Yesterday’s New York Times article on the White House’s supposed focus on diversity in selecting the next nominee includes this passage (with italics added):
“Miguel A. Estrada, a partner at the law firm of Gibson, Dunn & Crutcher in Washington who has also been mentioned by Republicans as a potential nominee, was said by the strategists not to be interested in the position. Mr. Estrada, an assistant solicitor general in the administration of the first President Bush and the beginning of the Clinton administration, was nominated by the current President Bush to the United States Court of Appeals for the District of Columbia Circuit, but Democrats filibustered him and he withdrew his nomination.”
The actual facts are that Estrada served as an assistant solicitor general for less than four months at the close of the Bush 41 administration and for the first 5-1/2 years of the Clinton administration. I’ll acknowledge that the correction is trivial (especially because the article’s statement of Estrada’s lack of interest in being nominated is accurate), but it provides an illustration of how the liberal media, either consciously or sloppily, routinely slant even elementary facts to fit the Left’s story line.

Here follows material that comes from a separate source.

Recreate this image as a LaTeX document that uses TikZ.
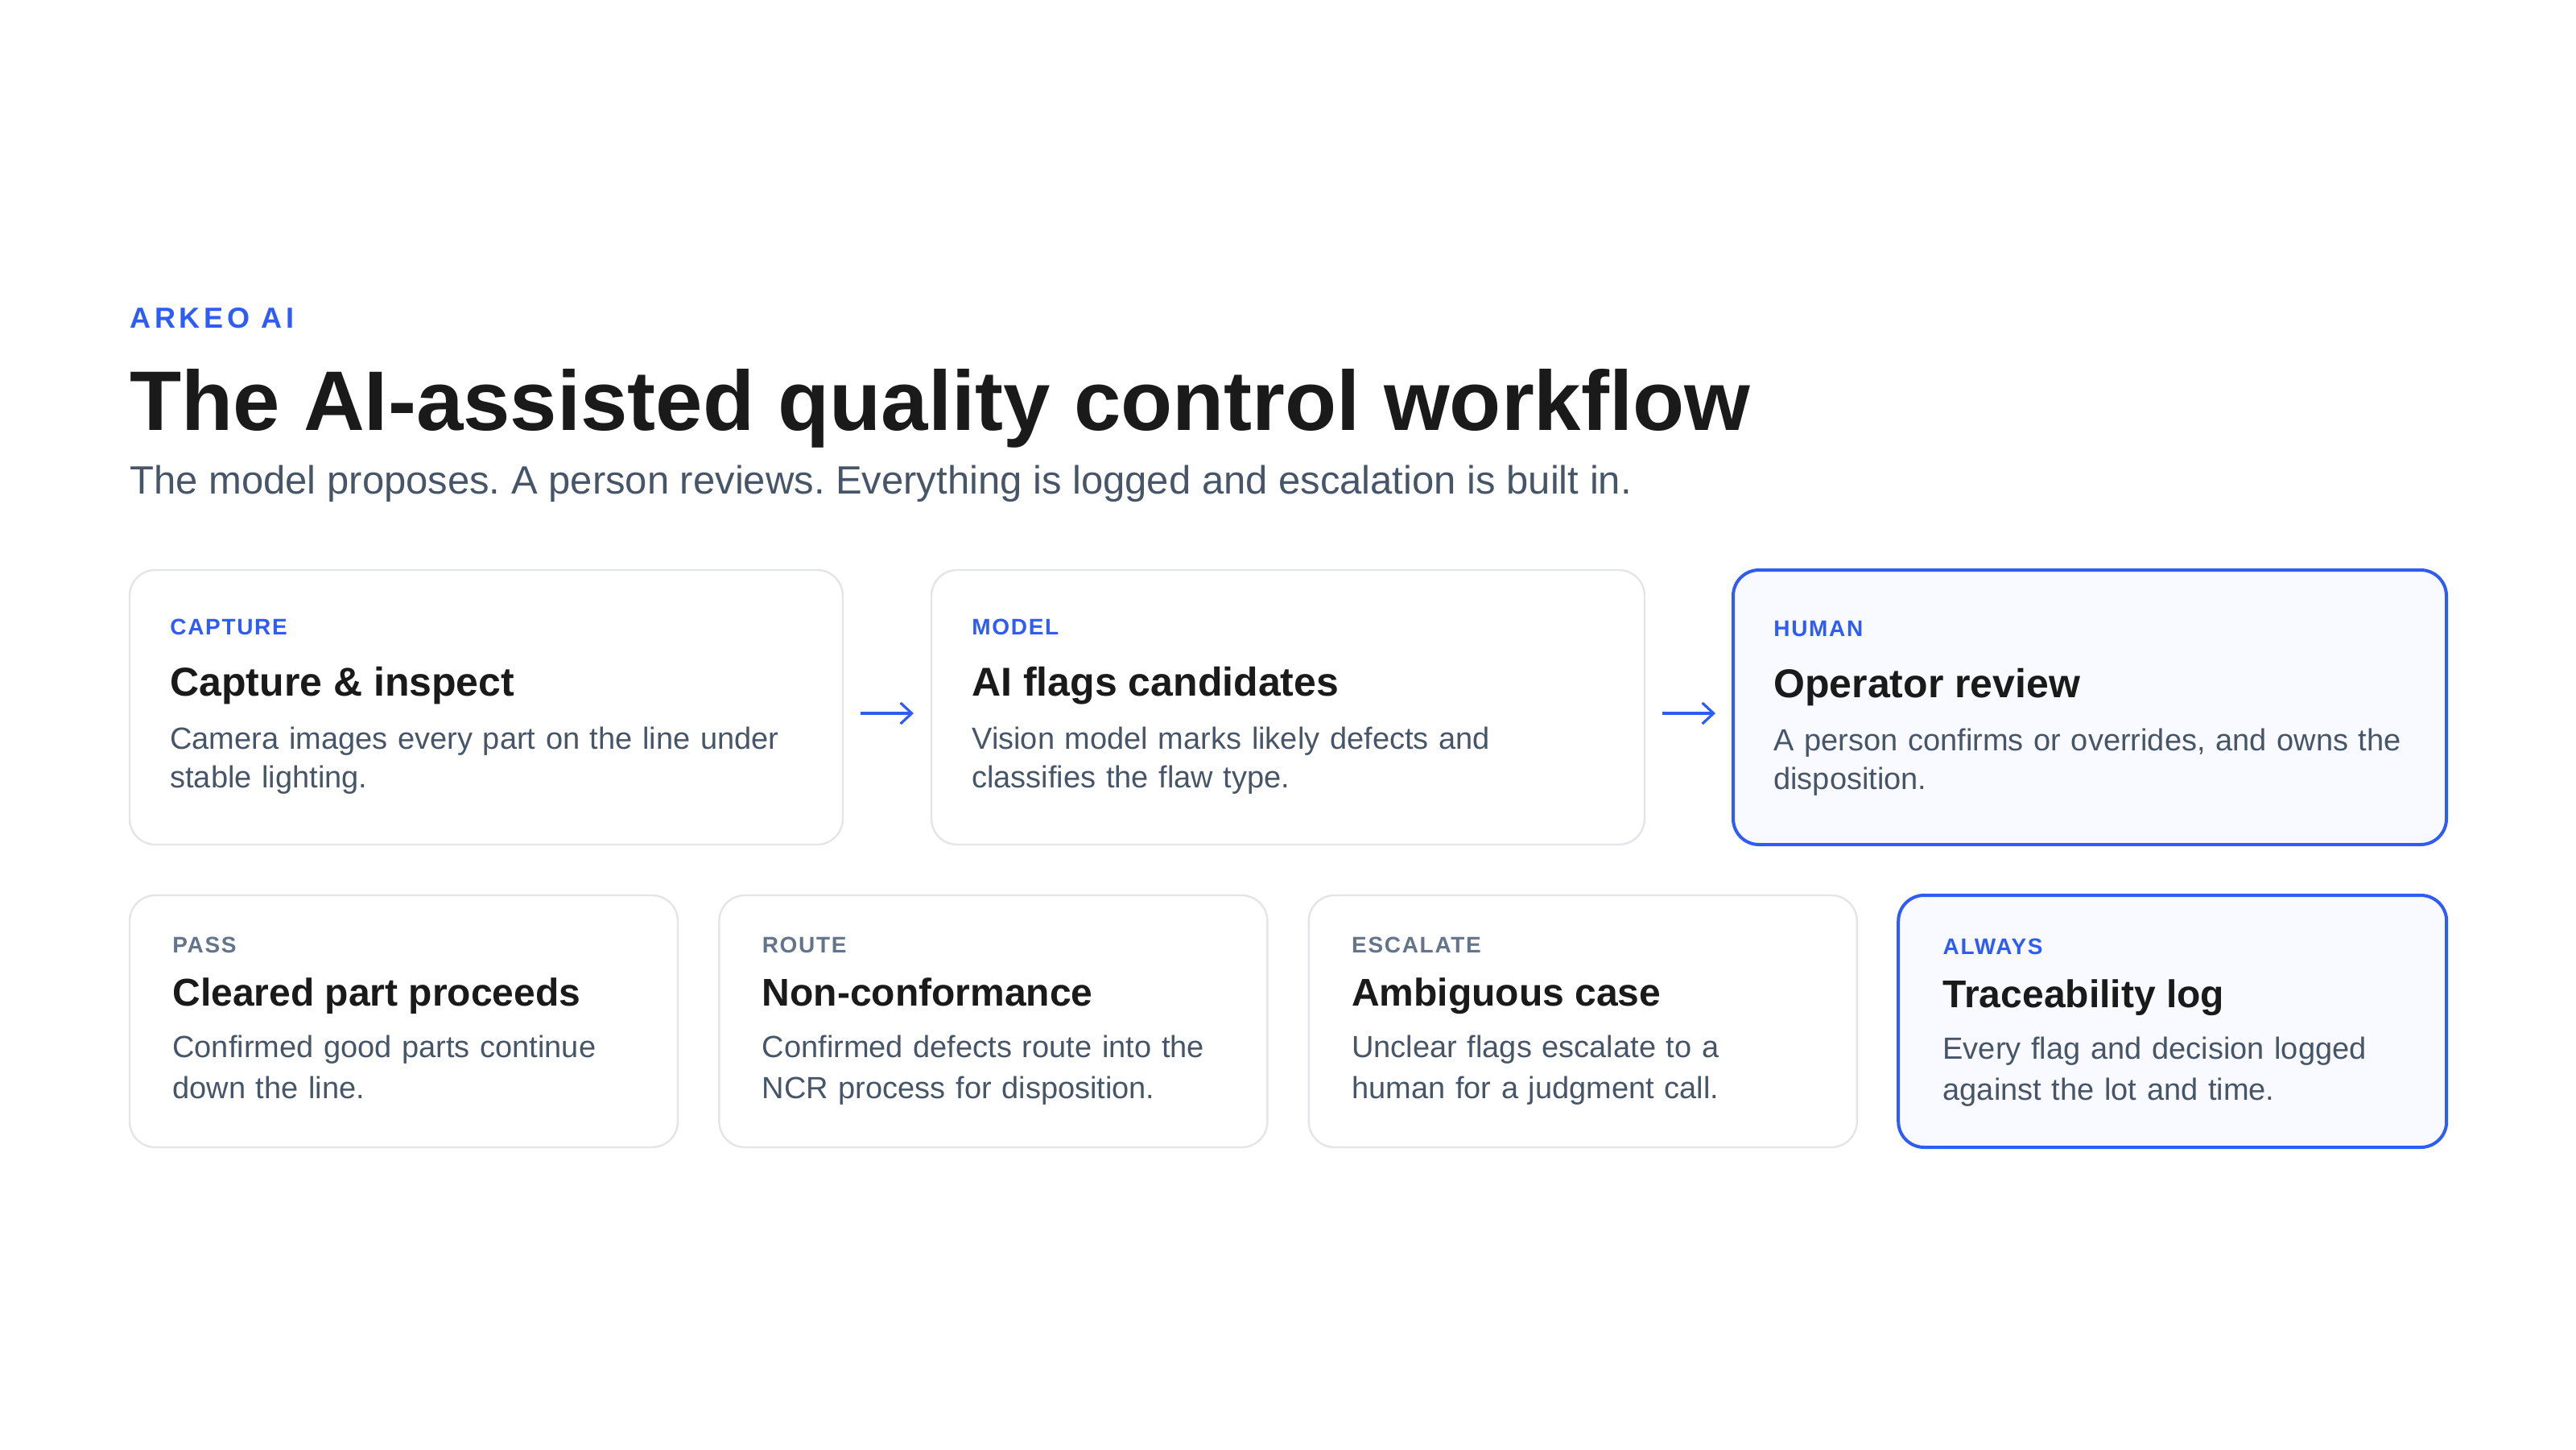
\documentclass[tikz,border=0pt]{standalone}
\usepackage{fontspec}
\setmainfont{Liberation Sans}
\usetikzlibrary{positioning,arrows.meta}
\frenchspacing

\definecolor{brandblue}{HTML}{2F5CF5}
\definecolor{inkdark}{HTML}{1A1A1A}
\definecolor{inkbody}{HTML}{475569}
\definecolor{inkmuted}{HTML}{64748B}
\definecolor{cardline}{HTML}{E3E5EA}
\definecolor{hotfill}{HTML}{F8FAFF}

\begin{document}
\begin{tikzpicture}[x=0.5pt,y=0.5pt,
    card/.style={draw=cardline,line width=1.2pt,rounded corners=16pt,fill=white,
        anchor=north west,inner sep=0pt,outer sep=0pt},
    hot card/.style={card,draw=brandblue,line width=2pt,fill=hotfill},
    wide card/.style={minimum width=443pt,minimum height=170.5pt},
    small card/.style={minimum width=340.5pt,minimum height=156.5pt},
    tag/.style={anchor=base west,inner sep=0pt,text=brandblue,
        font=\fontsize{14}{14}\selectfont\bfseries\addfontfeatures{LetterSpace=6}},
    muted tag/.style={tag,text=inkmuted},
    head/.style={anchor=base west,inner sep=0pt,text=inkdark,
        font=\fontsize{25}{30}\selectfont\bfseries},
    small head/.style={head,font=\fontsize{24}{30}\selectfont\bfseries},
    body/.style={anchor=base west,inner sep=0pt,text=inkbody,text width=420pt,align=left,
        font=\fontsize{19}{24}\selectfont},
    small body/.style={body,font=\fontsize{19}{25.5}\selectfont},
    flow/.style={draw=brandblue,line width=1.6pt,-{Straight Barb[length=7pt,width=13pt]},
        shorten <=11pt,shorten >=11pt}]

    \useasboundingbox (0,0) rectangle (3200,-1800);

    % Heading
    \node[anchor=base west,inner sep=0pt,text=brandblue,
        font=\fontsize{18}{18}\selectfont\bfseries\addfontfeatures{LetterSpace=13}] (brand) at (161,-407) {ARKEO AI};
    \node[anchor=base west,inner sep=0pt,text=inkdark,
        font=\fontsize{52.5}{60}\selectfont\bfseries] (title) at (161,-534) {The AI-assisted quality control workflow};
    \node[anchor=base west,inner sep=0pt,text=inkbody,
        font=\fontsize{24.5}{30}\selectfont] (sub) at (161,-613) {The model proposes. A person reviews. Everything is logged and escalation is built in.};

    % First row
    \node[card,wide card] (cap) at (161,-708) {};
    \node[card,wide card,right=55pt of cap] (mod) {};
    \node[hot card,wide card,right=55pt of mod] (hum) {};

    \node[tag] (capT) at ([shift={(50,-80)}]cap.north west) {CAPTURE};
    \node[head] (capH) at ([shift={(50,-156)}]cap.north west) {Capture \& inspect};
    \node[body] (capB) at ([shift={(50,-222)}]cap.north west) {Camera images every part on the line under\\stable lighting.};

    \node[tag] (modT) at ([shift={(50,-80)}]mod.north west) {MODEL};
    \node[head] (modH) at ([shift={(50,-156)}]mod.north west) {AI flags candidates};
    \node[body] (modB) at ([shift={(50,-222)}]mod.north west) {Vision model marks likely defects and\\classifies the flaw type.};

    \node[tag] (humT) at ([shift={(50,-82)}]hum.north west) {HUMAN};
    \node[head] (humH) at ([shift={(50,-158)}]hum.north west) {Operator review};
    \node[body] (humB) at ([shift={(50,-224)}]hum.north west) {A person confirms or overrides, and owns the\\disposition.};

    % Second row
    \node[card,small card,below=31.5pt of cap.south west,anchor=north west] (pass) {};
    \node[card,small card,right=25.7pt of pass] (route) {};
    \node[card,small card,right=25.7pt of route] (esc) {};
    \node[hot card,small card,right=25.7pt of esc] (log) {};

    \node[muted tag] (passT) at ([shift={(53,-71)}]pass.north west) {PASS};
    \node[small head] (passH) at ([shift={(53,-137)}]pass.north west) {Cleared part proceeds};
    \node[small body] (passB) at ([shift={(53,-201)}]pass.north west) {Confirmed good parts continue\\down the line.};

    \node[muted tag] (routeT) at ([shift={(53,-71)}]route.north west) {ROUTE};
    \node[small head] (routeH) at ([shift={(53,-137)}]route.north west) {Non-conformance};
    \node[small body] (routeB) at ([shift={(53,-201)}]route.north west) {Confirmed defects route into the\\NCR process for disposition.};

    \node[muted tag] (escT) at ([shift={(53,-71)}]esc.north west) {ESCALATE};
    \node[small head] (escH) at ([shift={(53,-137)}]esc.north west) {Ambiguous case};
    \node[small body] (escB) at ([shift={(53,-201)}]esc.north west) {Unclear flags escalate to a\\human for a judgment call.};

    \node[tag] (logT) at ([shift={(55,-73)}]log.north west) {ALWAYS};
    \node[small head] (logH) at ([shift={(55,-139)}]log.north west) {Traceability log};
    \node[small body] (logB) at ([shift={(55,-203)}]log.north west) {Every flag and decision logged\\against the lot and time.};

    % Arrows
    \draw[flow] ([yshift=-3.75pt]cap.east) -- ([yshift=-3.75pt]mod.west);
    \draw[flow] ([yshift=-3.75pt]mod.east) -- ([yshift=-3.75pt]hum.west);

\end{tikzpicture}
\end{document}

With Estrada’s previous nomination, the Left’s unjustified story line was that there was some compelling need to intrude on executive-branch privilege and obtain Estrada’s confidential legal memos. The objection of all previous living Solicitors General to this demand should have sufficed but didn’t. Exposing the fact that about 95% of the time Estrada was advising Democrats (who amply testified to his merits) would have highlighted how ridiculous the posturing of Senate Democrats was.